[TASK INSTRUCTIONS]: Will you quote precisely the lines that run from the top of the material below to the line containing "var hptPos = [1, 2, 3, 4, 5, 6, 7, 8, 9];", both ends included?
* * * * * * * * *
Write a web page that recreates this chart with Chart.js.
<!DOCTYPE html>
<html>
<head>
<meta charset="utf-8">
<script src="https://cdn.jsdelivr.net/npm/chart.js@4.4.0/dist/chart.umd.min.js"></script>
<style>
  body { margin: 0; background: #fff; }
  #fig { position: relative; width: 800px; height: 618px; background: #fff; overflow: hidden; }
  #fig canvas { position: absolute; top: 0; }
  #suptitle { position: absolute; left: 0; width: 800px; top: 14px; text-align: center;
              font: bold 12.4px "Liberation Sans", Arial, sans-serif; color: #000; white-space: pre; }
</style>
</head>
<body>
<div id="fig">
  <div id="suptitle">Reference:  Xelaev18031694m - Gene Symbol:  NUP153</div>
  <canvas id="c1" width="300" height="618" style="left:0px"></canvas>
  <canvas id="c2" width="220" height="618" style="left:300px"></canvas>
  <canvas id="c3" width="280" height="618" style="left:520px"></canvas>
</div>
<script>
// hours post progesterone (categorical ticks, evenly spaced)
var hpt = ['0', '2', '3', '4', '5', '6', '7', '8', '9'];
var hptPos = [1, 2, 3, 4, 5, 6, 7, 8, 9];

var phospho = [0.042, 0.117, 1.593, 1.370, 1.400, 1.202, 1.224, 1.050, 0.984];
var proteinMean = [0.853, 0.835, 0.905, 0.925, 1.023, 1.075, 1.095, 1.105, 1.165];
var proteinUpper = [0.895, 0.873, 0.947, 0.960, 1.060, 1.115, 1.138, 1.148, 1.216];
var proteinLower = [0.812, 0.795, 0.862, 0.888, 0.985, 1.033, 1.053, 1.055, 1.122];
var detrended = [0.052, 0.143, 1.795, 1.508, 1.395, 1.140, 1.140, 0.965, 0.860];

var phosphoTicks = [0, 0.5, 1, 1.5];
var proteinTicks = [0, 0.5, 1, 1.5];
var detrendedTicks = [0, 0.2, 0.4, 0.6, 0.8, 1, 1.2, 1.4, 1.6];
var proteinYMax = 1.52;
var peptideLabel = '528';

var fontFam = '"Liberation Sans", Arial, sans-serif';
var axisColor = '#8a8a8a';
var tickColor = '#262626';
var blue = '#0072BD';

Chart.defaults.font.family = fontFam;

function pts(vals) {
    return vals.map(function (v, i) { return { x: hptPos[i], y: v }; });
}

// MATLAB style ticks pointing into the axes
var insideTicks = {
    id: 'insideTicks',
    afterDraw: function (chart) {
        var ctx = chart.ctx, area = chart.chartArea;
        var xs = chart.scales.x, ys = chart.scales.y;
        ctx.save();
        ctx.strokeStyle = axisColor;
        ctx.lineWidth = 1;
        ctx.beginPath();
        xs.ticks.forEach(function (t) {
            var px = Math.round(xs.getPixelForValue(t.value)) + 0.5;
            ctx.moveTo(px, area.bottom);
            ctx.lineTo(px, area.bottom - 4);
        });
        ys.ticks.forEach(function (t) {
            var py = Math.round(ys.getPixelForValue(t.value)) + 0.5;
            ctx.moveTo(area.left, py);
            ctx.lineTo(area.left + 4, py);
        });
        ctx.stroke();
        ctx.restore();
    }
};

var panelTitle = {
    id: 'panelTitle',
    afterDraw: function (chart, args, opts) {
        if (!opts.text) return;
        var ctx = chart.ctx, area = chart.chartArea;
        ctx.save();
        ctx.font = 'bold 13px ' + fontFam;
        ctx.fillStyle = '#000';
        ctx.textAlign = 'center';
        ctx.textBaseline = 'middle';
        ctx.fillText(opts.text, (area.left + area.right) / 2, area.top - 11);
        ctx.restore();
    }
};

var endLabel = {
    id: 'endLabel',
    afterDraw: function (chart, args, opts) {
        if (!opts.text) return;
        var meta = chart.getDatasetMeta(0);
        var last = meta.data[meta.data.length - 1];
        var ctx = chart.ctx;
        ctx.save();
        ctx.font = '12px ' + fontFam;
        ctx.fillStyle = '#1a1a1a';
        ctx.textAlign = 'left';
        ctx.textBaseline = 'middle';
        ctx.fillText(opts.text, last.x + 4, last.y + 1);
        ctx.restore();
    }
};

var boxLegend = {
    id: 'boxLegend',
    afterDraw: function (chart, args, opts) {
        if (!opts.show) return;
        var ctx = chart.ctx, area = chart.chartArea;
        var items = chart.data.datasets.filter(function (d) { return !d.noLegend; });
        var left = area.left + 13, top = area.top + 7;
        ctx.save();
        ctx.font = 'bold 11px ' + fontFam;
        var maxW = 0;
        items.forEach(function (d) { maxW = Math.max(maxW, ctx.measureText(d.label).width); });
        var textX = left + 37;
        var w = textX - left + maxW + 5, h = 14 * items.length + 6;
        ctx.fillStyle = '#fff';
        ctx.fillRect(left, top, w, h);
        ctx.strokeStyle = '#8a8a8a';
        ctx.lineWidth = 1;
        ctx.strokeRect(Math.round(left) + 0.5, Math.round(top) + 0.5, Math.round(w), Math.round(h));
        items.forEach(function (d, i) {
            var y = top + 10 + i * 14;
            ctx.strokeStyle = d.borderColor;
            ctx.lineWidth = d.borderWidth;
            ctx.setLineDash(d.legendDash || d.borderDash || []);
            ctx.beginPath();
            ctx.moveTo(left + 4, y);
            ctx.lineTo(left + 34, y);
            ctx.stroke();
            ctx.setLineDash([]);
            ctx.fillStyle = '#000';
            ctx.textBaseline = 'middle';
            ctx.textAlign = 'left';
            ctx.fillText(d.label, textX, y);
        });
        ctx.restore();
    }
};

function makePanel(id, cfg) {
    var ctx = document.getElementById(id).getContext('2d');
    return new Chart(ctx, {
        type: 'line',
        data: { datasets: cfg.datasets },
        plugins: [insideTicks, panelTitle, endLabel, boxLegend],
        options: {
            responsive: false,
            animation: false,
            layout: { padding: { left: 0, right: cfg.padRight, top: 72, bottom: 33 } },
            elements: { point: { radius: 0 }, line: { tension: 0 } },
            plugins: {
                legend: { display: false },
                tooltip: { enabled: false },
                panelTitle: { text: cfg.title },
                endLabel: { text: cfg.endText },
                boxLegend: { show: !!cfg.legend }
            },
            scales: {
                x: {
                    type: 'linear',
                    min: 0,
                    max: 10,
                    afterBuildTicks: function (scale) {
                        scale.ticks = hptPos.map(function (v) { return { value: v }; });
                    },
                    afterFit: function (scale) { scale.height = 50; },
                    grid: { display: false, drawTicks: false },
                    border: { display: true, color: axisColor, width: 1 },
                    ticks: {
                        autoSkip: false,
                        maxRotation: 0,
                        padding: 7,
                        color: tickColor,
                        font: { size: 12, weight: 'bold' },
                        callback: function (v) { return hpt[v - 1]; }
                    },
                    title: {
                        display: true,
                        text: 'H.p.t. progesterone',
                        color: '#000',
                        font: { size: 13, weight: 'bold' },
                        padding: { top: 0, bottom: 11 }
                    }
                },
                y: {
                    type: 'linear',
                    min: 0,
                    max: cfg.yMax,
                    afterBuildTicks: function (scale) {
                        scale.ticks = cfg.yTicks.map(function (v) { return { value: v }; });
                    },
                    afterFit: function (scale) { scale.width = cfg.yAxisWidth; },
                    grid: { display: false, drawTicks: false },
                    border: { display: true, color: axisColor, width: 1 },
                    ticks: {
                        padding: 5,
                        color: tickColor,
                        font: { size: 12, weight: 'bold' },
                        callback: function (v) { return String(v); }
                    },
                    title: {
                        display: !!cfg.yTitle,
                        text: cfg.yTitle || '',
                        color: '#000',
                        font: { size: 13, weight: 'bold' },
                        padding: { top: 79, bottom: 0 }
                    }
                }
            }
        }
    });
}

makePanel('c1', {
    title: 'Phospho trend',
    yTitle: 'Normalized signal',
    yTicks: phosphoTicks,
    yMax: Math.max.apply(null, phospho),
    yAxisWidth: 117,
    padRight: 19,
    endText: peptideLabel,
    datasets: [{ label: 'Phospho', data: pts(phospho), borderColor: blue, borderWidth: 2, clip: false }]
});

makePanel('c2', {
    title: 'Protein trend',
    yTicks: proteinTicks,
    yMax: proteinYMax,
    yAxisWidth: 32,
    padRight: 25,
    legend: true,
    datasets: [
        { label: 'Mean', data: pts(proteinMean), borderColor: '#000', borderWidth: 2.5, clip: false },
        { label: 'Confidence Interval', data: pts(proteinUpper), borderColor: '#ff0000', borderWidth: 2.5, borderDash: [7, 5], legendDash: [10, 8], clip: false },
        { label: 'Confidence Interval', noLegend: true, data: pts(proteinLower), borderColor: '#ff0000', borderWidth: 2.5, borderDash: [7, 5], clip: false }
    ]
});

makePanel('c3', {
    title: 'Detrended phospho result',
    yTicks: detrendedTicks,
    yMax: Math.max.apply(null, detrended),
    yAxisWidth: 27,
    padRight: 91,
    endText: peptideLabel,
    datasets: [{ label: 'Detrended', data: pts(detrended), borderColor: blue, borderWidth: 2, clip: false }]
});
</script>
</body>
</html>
* * * * * * * * *
[CORRECT RESULT]:
Write a web page that recreates this chart with Chart.js.
<!DOCTYPE html>
<html>
<head>
<meta charset="utf-8">
<script src="https://cdn.jsdelivr.net/npm/chart.js@4.4.0/dist/chart.umd.min.js"></script>
<style>
  body { margin: 0; background: #fff; }
  #fig { position: relative; width: 800px; height: 618px; background: #fff; overflow: hidden; }
  #fig canvas { position: absolute; top: 0; }
  #suptitle { position: absolute; left: 0; width: 800px; top: 14px; text-align: center;
              font: bold 12.4px "Liberation Sans", Arial, sans-serif; color: #000; white-space: pre; }
</style>
</head>
<body>
<div id="fig">
  <div id="suptitle">Reference:  Xelaev18031694m - Gene Symbol:  NUP153</div>
  <canvas id="c1" width="300" height="618" style="left:0px"></canvas>
  <canvas id="c2" width="220" height="618" style="left:300px"></canvas>
  <canvas id="c3" width="280" height="618" style="left:520px"></canvas>
</div>
<script>
// hours post progesterone (categorical ticks, evenly spaced)
var hpt = ['0', '2', '3', '4', '5', '6', '7', '8', '9'];
var hptPos = [1, 2, 3, 4, 5, 6, 7, 8, 9];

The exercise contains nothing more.